Come molti cittadini esco solo per
fare la spesa e gettare l’immondizia dal momento che posso lavorare da casa. MI
mancano molto le mie passeggiate in collina, il paesaggio, perfino il quartiere
con i suoi rumori. Tuttavia quando esco il mio solo desiderio è tornare a casa,
perché soffro lo spazio urbano disumanato. Tollero con grande fatica le immagini
dal drone della mia città deserta. Una
città non sono i suoi monumenti, per quanto unici ed eterni, non è il Grand
Canyon o il Sahara o la savana. Una città è uno spazio antropico ed esiste solo
come tale, non può e non deve essere un paesaggio da assaporare, una prateria
da immaginare. E’ città solo nella misura in cui è vissuta.
Ho sempre amato questo quadro e
ne ho un poster in camera. “La città ideale” rappresenta uno spazio
apparentemente inabitato anche se quella porta aperta allude ad una possibilità
di incontro e accoglienza che oggi è negata. Per questo l’immagine di Papa
Francesco ieri sera in preghiera nella piazza desolata ha conferito all’evento
un impatto emotivo intenso.
Il Pontefice ha scelto deliberatamente
di abitare quello spazio desolato, evocando con la sua solitaria preghiera la
ricerca di interiorità e raccoglimento nel deserto della quarantena di Gesù, ma
anche riportando l’uomo nello spazio che gli appartiene ed esiste solo nel
riconoscimento reciproco. I passi incerti di Francesco sul sagrato mi sono apparsi
come una tenera carezza alla solitudine dolente del vuoto urbano.

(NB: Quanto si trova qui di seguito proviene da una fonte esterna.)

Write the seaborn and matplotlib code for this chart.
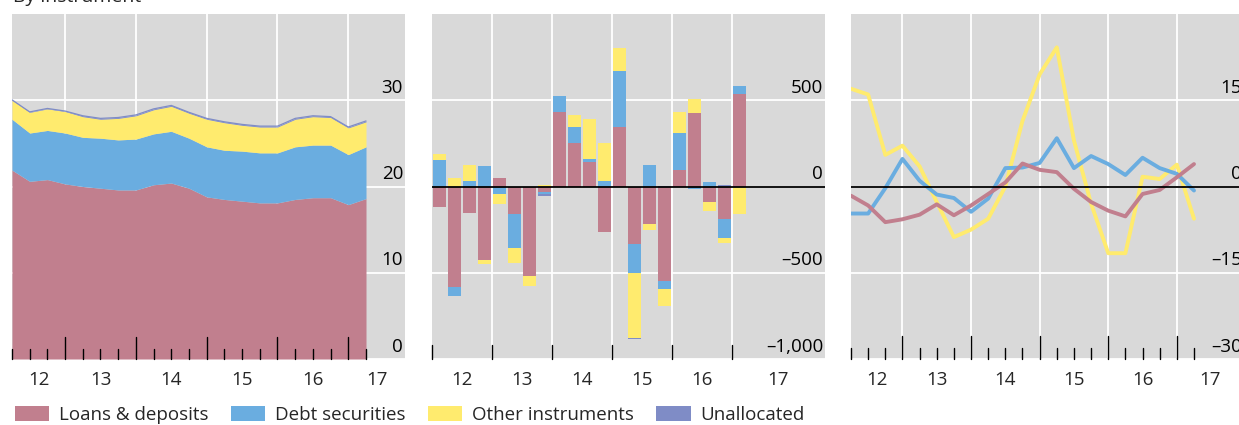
import numpy as np
import pandas as pd
import matplotlib
matplotlib.use("Agg")
import matplotlib.pyplot as plt
import seaborn as sns
from matplotlib.patches import Patch

sns.set_theme(style="white")
plt.rcParams['font.family'] = ['Open Sans', 'DejaVu Sans']

# ---------------- data ----------------
quarters = list(range(21))  # 2012Q1 .. 2017Q1
year_labels = ["12", "13", "14", "15", "16", "17"]
series_names = ["Loans & deposits", "Debt securities", "Other instruments", "Unallocated"]

# Panel 1: stocks (stacked area)
stock_loans = [21.9, 20.6, 20.8, 20.3, 20.0, 19.8, 19.6, 19.6, 20.2, 20.4, 19.8,
               18.8, 18.5, 18.3, 18.1, 18.1, 18.5, 18.7, 18.7, 17.9, 18.6]
stock_debt = [5.9, 5.6, 5.7, 5.9, 5.7, 5.8, 5.8, 5.9, 5.9, 6.0, 5.8,
              5.8, 5.7, 5.8, 5.8, 5.8, 6.1, 6.1, 6.1, 5.8, 6.0]
stock_other = [2.2, 2.4, 2.5, 2.5, 2.4, 2.2, 2.5, 2.7, 2.8, 2.9, 2.9,
               3.2, 3.2, 3.0, 3.0, 3.0, 3.2, 3.3, 3.2, 3.1, 2.9]
stock_unalloc = [0.05, 0.05, 0.05, 0.05, 0.1, 0.1, 0.1, 0.1, 0.1, 0.1, 0.1,
                 0.1, 0.1, 0.1, 0.1, 0.1, 0.1, 0.1, 0.1, 0.1, 0.1]

# Panel 2: flows (stacked bars)
flow_loans = [-120, -582, -152, -428, 48, -158, -520, -33, 429, 250, 140,
              -264, 343, -331, -216, -549, 94, 428, -87, -191, 536]
flow_debt = [154, -54, 31, 121, -43, -198, 0, -13, 96, 96, 17,
             29, 324, -173, 125, -46, 214, -13, 25, -106, 48]
flow_other = [32, 52, 94, -19, -57, -87, -54, 10, 0, 67, 237,
              221, 137, -372, -38, -98, 123, 77, -56, -31, -162]
flow_unalloc = [0, 0, 0, 0, 0, 0, 0, -10, 0, 0, 0,
                0, 0, -8, 0, 5, 0, 4, 0, 6, 0]

# Panel 3: growth rates (lines)
growth_loans = [-1.6, -3.3, -6.2, -5.7, -4.9, -3.1, -5.0, -3.3, -1.3, 0.7, 4.0,
                2.9, 2.5, -0.4, -2.7, -4.2, -5.2, -1.3, -0.6, 1.6, 3.9]
growth_debt = [-4.7, -4.7, -0.3, 4.8, 1.0, -1.4, -2.0, -4.4, -2.1, 3.2, 3.3,
               4.1, 8.4, 3.2, 5.3, 3.9, 2.0, 5.0, 3.2, 2.2, -0.7]
growth_other = [17.0, 16.0, 5.5, 7.1, 3.5, -2.7, -8.8, -7.5, -5.6, 0.0, 11.4,
                19.5, 24.2, 8.0, -3.0, -11.6, -11.6, 1.7, 1.3, 3.8, -5.6]

colors = {"Loans & deposits": "#C17F8E", "Debt securities": "#6AADE0",
          "Other instruments": "#FFEB6E", "Unallocated": "#7F8CC6"}
BG = "#D9D9D9"

# ---------------- figure ----------------
W, H = 1239, 425
fig = plt.figure(figsize=(W / 100, H / 100), dpi=100)

def px_axes(left, top, right, bottom):
    return fig.add_axes([left / W, 1 - bottom / H, (right - left) / W, (bottom - top) / H])

ax1 = px_axes(12, 14, 405, 359)
ax2 = px_axes(432, 14, 825, 359)
ax3 = px_axes(851, 14, 1244, 359)

def style(ax, yticks, ylabels, xlim, major, minor, major_len, minor_len, zero_line):
    ax.set_facecolor(BG)
    for s in ax.spines.values():
        s.set_visible(False)
    ax.set_xlim(*xlim)
    ax.set_ylim(yticks[0], yticks[-1] + (yticks[-1] - yticks[-2]))
    for y in yticks:
        ax.axhline(y, color="white", lw=1.3, zorder=0.5)
    for x in major:
        ax.axvline(x, color="white", lw=1.3, zorder=0.5)
    if zero_line:
        ax.axhline(0, color="black", lw=1.3, zorder=5)
    ax.set_yticks([])
    ax.set_xticks([])
    # inward ticks drawn from the bottom
    trans = ax.get_xaxis_transform()
    for x in major:
        ax.plot([x, x], [0, major_len / 345], transform=trans, color="black", lw=1.0, zorder=6, clip_on=False)
    for x in minor:
        ax.plot([x, x], [0, minor_len / 345], transform=trans, color="black", lw=1.0, zorder=6, clip_on=False)
    # y labels inside on the right, above gridline
    ytrans = ax.get_yaxis_transform()
    for y, lab in zip(yticks, ylabels):
        ax.annotate(lab, xy=(0.995, y), xycoords=ytrans, xytext=(0, 2.5), textcoords="offset points",
                    ha="right", va="bottom", fontsize=13.5, color="black", zorder=7)
    # year labels below
    edges = [xlim[0]] + list(major) + [xlim[1]]
    for k, lab in enumerate(year_labels):
        c = (edges[k] + edges[k + 1]) / 2
        ax.text(c, -0.035, lab, transform=trans, ha="center", va="top", fontsize=13.5)

# ---- panel 1: stacked area ----
df1 = pd.DataFrame({"q": quarters, "Loans & deposits": stock_loans, "Debt securities": stock_debt,
                    "Other instruments": stock_other, "Unallocated": stock_unalloc})
ax1.stackplot(df1["q"], [df1[n] for n in series_names], colors=[colors[n] for n in series_names],
              linewidth=0, zorder=2)
top_line = df1[series_names].sum(axis=1)
sns.lineplot(x=df1["q"], y=top_line, ax=ax1, color=colors["Unallocated"], lw=0.9, zorder=3)
maj1 = [3, 7, 11, 15, 19]
min1 = [q for q in quarters if q not in maj1]
style(ax1, [0, 10, 20, 30], ["0", "10", "20", "30"], (0, 393 / 17.7), maj1, min1, 22, 10, False)
ax1.set_xlabel(""); ax1.set_ylabel("")

# ---- panel 2: stacked bars (positive & negative stacks) ----
flows = {"Loans & deposits": flow_loans, "Debt securities": flow_debt,
         "Other instruments": flow_other, "Unallocated": flow_unalloc}
pos_base = np.zeros(len(quarters))
neg_base = np.zeros(len(quarters))
for n in series_names:
    v = np.array(flows[n], dtype=float)
    pos = np.where(v > 0, v, 0)
    neg = np.where(v < 0, v, 0)
    ax2.bar(quarters, pos, bottom=pos_base, width=0.87, color=colors[n], linewidth=0, zorder=2)
    ax2.bar(quarters, neg, bottom=neg_base, width=0.87, color=colors[n], linewidth=0, zorder=2)
    pos_base += pos
    neg_base += neg
maj2 = [3.5, 7.5, 11.5, 15.5, 19.5]
style(ax2, [-1000, -500, 0, 500], ["\u20131,000", "\u2013500", "0", "500"],
      (-0.5, -0.5 + 393 / 15), maj2, [], 14, 0, True)
trans2 = ax2.get_xaxis_transform()
ax2.plot([-0.5, -0.5], [0, 14 / 345], transform=trans2, color="black", lw=1.0, zorder=6, clip_on=False)

# ---- panel 3: lines ----
df3 = pd.DataFrame({"q": quarters, "Loans & deposits": growth_loans,
                    "Debt securities": growth_debt, "Other instruments": growth_other})
long3 = df3.melt(id_vars="q", var_name="series", value_name="value")
sns.lineplot(data=long3, x="q", y="value", hue="series",
             hue_order=["Other instruments", "Debt securities", "Loans & deposits"],
             palette=colors, lw=2.8, ax=ax3, legend=False, zorder=3)
ax3.set_xlabel(""); ax3.set_ylabel("")
maj3 = [3, 7, 11, 15, 19]
min3 = [q for q in quarters if q not in maj3]
style(ax3, [-30, -15, 0, 15], ["\u201330", "\u201315", "0", "15"], (0, 393 / 17.15), maj3, min3, 23, 11, True)

# ---- title & legend ----
fig.text(13 / W, 1 - 2 / H, "By instrument", ha="left", va="baseline", fontsize=14)
handles = [Patch(facecolor=colors[n], edgecolor="none") for n in series_names]
fig.legend(handles, series_names, loc="center left", bbox_to_anchor=(9 / W, 1 - 415 / H), ncol=4,
           frameon=False, fontsize=13.5, handlelength=1.85, handleheight=0.8, handletextpad=0.5,
           columnspacing=1.2, borderaxespad=0.0, borderpad=0.3)

fig.savefig("out.png", dpi=100)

Siamo ancora cittadini senza
abitare la città? E La città è ancora tale nello scorrere ininterrotto del selciato?
Le nuove tecnologie ci asserviscono
da anni, ma, in questa circostanza, ci hanno consentito di lavorare, seguire una
lezione scolastica, essere informati, vedere amici e parenti segregati altrove,
ascoltare concerti improvvisati. Tuttavia la polis virtuale non può che
costituire un pallido surrogato dell’ambiente antropizzato e tutti siamo
consapevoli del fatto che una videochiamata non è un abbraccio.
Responsabilmente restiamo a casa
isolati anche dai nostri più stretti familiari e con tristezza e solidarietà
leggiamo le notizie e ascoltiamo i bollettini di questa epidemia globale che
lascerà dietro di sé un mondo necessariamente mutato. Soli, nelle nostre abitazioni
che sembrano non avere più un legame reale con un esterno desertificato. Prego
dalla mia casa ogni giorno, ma sono grata al Papa per aver riempito con la sua
preghiera il freddo vuoto di una piazza senza passi e senza voci.